(WHAT IS BEING ASKED)
Copy out the data below from the line containing "Give me the Plotly source for this chart." to the line containing "import plotly.graph_objects as go", both lines included, with all images left out.
== DATA TO USE
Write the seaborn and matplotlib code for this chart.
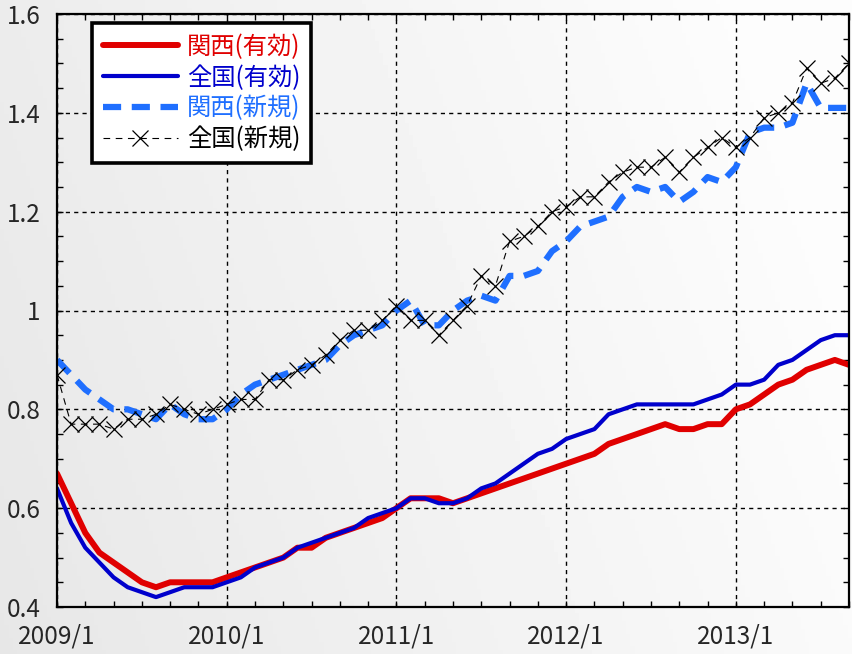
====
== DATA TO USE
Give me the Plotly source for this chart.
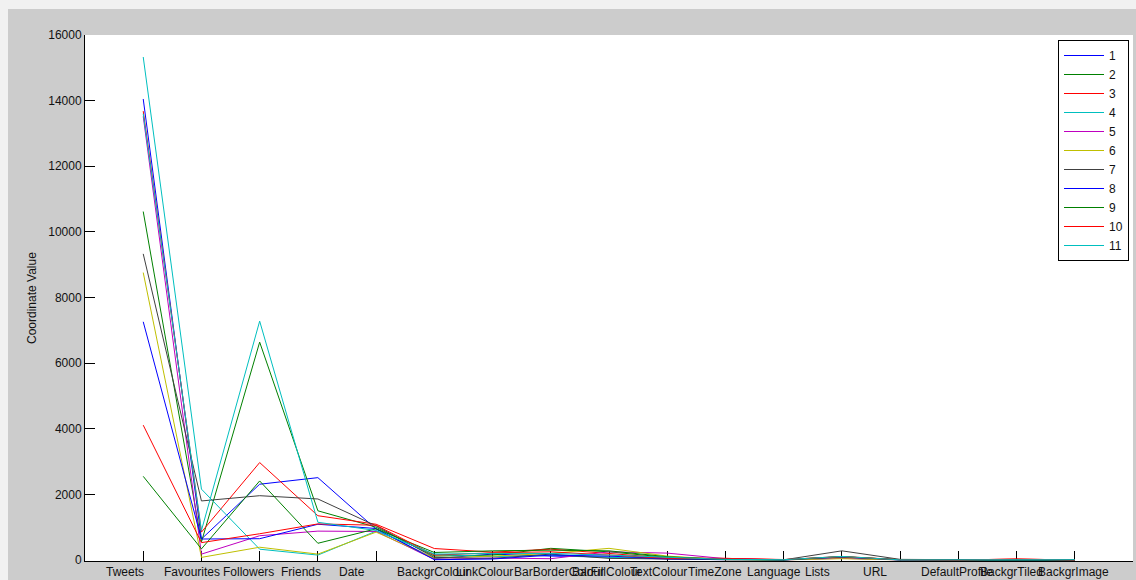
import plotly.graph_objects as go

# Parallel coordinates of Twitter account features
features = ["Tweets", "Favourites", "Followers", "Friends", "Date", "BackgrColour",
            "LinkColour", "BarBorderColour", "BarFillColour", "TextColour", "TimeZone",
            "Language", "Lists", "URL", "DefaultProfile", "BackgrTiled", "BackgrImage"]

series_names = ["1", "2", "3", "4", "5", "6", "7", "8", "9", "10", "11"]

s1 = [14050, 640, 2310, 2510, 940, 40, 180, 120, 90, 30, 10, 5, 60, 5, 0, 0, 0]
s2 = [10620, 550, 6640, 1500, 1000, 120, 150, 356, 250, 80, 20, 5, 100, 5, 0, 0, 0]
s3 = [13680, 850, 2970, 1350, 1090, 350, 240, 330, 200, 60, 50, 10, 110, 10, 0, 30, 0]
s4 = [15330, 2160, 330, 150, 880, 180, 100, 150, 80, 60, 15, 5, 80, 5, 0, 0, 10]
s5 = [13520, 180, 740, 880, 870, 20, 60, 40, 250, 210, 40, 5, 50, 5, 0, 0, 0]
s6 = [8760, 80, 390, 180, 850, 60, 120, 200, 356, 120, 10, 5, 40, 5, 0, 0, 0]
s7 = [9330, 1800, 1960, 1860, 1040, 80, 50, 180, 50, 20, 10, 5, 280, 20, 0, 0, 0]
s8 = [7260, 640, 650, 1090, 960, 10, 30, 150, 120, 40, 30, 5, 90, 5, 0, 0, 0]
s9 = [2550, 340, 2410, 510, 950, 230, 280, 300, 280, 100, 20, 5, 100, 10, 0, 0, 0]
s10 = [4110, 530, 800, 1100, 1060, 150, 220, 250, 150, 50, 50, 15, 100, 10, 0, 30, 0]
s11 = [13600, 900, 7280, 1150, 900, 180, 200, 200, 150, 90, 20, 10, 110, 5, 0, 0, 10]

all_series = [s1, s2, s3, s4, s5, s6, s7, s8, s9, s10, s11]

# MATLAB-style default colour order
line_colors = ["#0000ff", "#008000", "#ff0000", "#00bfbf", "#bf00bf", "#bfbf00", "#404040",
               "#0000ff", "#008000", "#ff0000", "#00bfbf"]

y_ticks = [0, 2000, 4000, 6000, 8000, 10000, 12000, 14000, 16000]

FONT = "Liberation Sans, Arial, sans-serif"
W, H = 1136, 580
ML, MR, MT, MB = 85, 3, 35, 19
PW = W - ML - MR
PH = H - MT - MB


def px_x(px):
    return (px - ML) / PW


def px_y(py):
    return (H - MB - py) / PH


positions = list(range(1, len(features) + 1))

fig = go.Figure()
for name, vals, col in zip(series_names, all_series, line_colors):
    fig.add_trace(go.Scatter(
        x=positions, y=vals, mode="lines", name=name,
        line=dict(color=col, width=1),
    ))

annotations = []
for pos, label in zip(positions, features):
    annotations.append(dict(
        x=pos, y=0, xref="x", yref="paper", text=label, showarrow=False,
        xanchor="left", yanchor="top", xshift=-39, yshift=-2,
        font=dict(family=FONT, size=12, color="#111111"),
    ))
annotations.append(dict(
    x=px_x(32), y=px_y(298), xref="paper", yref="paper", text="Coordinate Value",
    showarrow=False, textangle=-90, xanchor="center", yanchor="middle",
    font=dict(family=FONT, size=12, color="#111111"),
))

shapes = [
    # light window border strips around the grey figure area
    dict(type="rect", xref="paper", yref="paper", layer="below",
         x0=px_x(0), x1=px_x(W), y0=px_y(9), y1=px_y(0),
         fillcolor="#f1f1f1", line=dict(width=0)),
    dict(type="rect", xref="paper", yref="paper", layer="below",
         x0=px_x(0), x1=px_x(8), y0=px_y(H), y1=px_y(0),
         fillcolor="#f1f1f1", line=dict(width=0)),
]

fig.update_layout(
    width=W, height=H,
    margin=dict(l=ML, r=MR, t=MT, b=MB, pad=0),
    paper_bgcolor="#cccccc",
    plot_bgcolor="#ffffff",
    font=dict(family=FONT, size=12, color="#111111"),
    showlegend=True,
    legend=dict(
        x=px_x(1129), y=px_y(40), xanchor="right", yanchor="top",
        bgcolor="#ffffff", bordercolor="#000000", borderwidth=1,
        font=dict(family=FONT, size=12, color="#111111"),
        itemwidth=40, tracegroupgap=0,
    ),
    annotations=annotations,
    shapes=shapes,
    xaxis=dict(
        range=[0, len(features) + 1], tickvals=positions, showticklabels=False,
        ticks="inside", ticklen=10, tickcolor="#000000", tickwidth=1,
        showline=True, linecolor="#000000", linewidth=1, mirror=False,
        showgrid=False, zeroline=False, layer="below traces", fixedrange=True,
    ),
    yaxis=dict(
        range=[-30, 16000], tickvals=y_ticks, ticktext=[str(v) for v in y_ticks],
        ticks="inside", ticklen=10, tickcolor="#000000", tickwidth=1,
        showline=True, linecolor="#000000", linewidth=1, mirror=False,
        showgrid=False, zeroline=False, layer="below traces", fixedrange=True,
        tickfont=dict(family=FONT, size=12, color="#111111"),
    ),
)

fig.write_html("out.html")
====
== DATA TO USE
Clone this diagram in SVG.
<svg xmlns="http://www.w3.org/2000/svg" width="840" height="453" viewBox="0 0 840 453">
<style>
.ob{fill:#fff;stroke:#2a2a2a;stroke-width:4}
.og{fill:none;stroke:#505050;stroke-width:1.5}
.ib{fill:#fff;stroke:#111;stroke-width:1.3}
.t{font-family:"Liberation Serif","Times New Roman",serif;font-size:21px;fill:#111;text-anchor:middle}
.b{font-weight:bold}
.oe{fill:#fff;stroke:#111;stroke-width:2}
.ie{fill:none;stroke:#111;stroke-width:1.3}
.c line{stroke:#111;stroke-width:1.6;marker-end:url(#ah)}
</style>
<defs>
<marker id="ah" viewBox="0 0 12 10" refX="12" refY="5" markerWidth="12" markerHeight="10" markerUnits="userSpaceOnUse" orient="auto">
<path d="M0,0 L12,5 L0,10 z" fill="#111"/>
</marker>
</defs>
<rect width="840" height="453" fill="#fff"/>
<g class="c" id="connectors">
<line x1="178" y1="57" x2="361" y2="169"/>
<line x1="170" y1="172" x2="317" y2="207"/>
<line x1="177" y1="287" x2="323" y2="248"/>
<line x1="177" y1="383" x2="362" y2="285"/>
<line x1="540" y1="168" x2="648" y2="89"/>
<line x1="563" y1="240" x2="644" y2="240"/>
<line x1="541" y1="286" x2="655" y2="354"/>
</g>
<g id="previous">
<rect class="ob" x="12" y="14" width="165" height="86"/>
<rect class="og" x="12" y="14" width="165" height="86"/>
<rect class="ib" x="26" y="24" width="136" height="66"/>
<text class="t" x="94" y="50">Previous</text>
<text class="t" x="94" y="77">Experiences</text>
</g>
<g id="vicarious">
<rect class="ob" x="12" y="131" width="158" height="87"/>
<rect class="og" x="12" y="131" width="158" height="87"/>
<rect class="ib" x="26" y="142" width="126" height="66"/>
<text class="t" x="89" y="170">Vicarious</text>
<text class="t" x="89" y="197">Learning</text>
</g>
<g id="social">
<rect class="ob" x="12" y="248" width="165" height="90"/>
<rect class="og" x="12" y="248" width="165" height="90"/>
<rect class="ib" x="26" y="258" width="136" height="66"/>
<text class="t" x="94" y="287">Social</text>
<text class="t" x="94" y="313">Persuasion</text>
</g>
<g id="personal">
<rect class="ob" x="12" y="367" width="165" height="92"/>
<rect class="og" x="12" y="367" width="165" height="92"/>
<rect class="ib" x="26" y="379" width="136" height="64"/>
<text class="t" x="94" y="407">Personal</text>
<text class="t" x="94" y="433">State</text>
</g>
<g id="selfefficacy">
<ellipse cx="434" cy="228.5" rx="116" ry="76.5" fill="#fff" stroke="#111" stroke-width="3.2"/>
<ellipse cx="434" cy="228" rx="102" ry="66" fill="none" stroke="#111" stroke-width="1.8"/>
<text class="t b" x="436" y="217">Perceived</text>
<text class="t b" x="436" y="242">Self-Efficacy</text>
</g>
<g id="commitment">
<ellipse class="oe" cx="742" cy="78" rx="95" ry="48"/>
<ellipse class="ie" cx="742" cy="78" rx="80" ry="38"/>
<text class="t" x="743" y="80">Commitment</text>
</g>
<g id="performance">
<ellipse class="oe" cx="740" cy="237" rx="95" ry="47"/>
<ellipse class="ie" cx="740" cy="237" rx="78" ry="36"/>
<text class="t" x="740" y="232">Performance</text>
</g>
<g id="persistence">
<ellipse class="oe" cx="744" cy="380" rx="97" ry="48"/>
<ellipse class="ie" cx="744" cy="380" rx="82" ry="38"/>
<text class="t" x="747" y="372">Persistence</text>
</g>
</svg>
====
(CORRECT RESPONSE)
Give me the Plotly source for this chart.
import plotly.graph_objects as go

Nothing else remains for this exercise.